Required work: Copy out exactly the lines from the one holding "Rebuild this chart" through the one holding "import numpy as np", ends included; omit images.

Records to use:
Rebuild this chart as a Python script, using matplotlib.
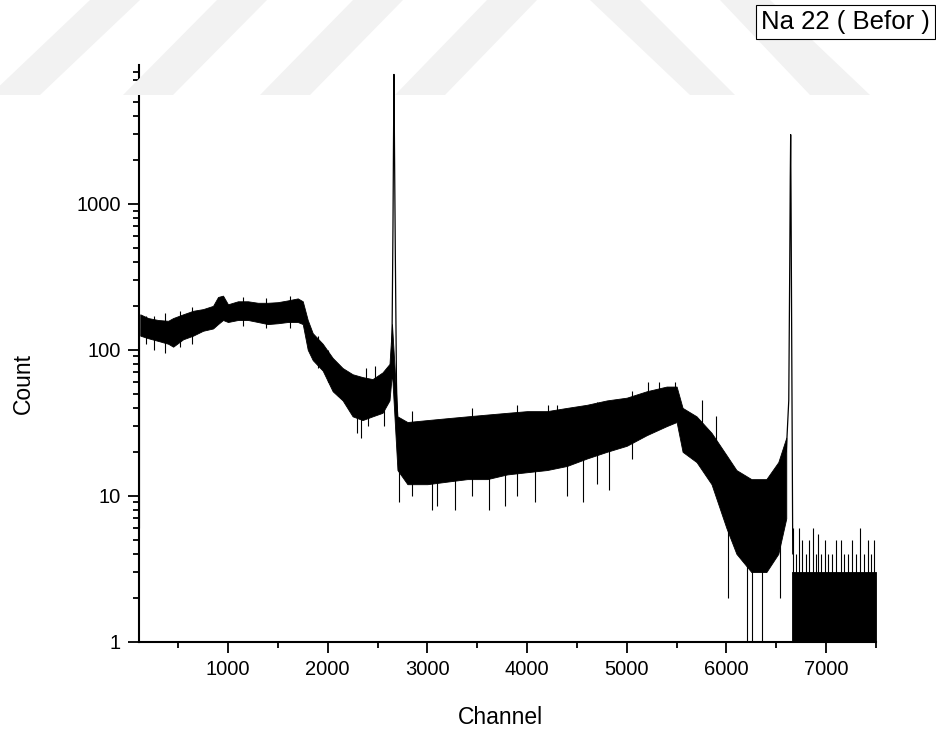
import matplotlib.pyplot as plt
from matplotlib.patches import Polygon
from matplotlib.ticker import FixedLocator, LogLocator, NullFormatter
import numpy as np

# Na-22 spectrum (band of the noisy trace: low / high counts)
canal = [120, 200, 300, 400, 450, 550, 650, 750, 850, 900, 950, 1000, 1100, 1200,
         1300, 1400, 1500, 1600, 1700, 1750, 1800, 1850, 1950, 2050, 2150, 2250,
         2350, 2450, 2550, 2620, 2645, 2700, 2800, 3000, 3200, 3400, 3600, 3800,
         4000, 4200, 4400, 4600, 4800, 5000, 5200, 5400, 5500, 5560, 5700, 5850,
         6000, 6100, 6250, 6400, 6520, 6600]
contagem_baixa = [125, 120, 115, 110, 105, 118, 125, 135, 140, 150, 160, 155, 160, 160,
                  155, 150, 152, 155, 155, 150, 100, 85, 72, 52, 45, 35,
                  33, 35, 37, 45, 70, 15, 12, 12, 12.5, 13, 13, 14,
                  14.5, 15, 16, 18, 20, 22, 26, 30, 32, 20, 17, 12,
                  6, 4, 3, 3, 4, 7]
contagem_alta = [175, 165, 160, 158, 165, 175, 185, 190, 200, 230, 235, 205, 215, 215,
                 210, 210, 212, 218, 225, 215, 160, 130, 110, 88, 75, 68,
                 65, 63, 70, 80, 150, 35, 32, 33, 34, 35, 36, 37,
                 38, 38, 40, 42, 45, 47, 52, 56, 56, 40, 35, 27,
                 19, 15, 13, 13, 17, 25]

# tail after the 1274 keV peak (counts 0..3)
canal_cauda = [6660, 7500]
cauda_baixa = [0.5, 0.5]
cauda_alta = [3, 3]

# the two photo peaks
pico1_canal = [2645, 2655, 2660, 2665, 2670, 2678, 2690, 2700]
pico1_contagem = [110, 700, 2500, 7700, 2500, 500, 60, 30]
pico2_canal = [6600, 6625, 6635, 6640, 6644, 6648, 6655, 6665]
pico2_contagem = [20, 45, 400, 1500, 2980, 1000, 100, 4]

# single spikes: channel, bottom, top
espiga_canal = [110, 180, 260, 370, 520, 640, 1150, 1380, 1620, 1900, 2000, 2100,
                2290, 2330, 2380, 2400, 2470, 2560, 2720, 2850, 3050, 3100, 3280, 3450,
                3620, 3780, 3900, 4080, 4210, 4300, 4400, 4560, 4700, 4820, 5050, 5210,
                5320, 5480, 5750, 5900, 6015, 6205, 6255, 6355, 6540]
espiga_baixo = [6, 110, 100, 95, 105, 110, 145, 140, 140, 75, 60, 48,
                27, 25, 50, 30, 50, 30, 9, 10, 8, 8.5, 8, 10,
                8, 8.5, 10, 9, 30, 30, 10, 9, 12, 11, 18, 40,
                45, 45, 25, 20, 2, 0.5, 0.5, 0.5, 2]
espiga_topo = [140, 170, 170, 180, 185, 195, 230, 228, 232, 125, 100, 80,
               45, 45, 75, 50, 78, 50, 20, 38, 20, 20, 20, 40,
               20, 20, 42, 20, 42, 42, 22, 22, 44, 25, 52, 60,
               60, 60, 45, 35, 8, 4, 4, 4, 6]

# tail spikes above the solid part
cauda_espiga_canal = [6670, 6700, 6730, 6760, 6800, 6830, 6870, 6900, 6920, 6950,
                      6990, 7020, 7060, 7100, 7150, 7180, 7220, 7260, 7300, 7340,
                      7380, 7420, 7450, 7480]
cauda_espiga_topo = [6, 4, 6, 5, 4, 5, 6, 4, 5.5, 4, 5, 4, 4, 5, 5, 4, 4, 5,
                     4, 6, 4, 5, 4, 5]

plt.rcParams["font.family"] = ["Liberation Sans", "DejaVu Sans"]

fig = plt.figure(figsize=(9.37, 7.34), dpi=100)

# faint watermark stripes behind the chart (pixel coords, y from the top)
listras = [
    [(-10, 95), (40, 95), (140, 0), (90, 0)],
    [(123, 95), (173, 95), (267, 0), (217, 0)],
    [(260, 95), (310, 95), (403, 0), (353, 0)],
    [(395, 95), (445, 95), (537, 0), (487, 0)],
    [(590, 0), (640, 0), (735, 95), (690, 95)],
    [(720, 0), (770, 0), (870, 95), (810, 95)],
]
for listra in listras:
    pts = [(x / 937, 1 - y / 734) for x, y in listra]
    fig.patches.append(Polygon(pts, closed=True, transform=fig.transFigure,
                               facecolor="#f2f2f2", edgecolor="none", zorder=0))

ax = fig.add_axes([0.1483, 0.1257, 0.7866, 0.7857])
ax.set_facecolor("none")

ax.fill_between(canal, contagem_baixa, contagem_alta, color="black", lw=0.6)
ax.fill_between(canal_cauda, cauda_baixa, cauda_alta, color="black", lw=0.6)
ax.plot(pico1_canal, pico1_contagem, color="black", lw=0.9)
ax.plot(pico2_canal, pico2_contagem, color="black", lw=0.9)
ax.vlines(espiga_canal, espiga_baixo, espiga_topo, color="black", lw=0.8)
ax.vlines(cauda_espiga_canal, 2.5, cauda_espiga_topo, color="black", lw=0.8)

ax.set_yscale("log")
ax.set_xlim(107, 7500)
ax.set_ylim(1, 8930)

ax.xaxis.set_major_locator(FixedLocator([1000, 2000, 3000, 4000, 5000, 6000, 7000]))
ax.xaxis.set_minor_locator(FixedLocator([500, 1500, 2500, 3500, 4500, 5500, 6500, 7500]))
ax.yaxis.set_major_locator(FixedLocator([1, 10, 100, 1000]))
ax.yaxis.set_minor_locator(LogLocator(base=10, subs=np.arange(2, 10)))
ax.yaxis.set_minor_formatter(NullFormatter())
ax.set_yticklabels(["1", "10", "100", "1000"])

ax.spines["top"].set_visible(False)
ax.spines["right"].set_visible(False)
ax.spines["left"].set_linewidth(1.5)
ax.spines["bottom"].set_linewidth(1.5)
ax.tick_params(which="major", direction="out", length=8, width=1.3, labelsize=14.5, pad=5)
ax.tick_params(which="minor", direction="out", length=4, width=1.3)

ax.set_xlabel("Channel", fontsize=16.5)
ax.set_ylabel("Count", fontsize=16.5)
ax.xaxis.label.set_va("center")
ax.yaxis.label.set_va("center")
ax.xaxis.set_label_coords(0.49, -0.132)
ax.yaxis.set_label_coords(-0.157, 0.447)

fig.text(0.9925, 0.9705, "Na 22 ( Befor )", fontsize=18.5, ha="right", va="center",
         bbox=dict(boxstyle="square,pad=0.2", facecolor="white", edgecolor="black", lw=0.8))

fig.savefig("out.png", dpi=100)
---
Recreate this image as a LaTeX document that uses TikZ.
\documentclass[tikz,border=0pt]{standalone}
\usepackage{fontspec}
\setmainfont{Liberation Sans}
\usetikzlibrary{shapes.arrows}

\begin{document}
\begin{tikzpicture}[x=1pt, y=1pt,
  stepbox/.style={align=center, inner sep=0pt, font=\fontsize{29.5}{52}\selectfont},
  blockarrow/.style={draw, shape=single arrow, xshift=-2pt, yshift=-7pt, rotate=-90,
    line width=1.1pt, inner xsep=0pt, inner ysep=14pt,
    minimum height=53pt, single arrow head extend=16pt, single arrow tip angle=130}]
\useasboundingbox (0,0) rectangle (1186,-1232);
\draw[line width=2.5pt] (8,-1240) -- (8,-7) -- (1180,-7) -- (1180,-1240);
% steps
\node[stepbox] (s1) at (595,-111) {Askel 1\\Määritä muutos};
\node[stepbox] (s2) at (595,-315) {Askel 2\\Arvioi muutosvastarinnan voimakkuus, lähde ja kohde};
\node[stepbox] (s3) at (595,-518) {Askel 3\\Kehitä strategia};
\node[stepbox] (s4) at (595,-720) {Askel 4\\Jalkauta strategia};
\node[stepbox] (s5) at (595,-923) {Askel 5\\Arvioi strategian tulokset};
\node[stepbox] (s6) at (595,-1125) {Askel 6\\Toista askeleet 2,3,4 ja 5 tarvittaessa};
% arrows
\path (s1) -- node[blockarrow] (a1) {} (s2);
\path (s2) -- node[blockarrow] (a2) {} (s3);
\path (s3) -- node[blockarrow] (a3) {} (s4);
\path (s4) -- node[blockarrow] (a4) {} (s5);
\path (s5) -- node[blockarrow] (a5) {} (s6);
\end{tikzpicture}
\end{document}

Reply:
Rebuild this chart as a Python script, using matplotlib.
import matplotlib.pyplot as plt
from matplotlib.patches import Polygon
from matplotlib.ticker import FixedLocator, LogLocator, NullFormatter
import numpy as np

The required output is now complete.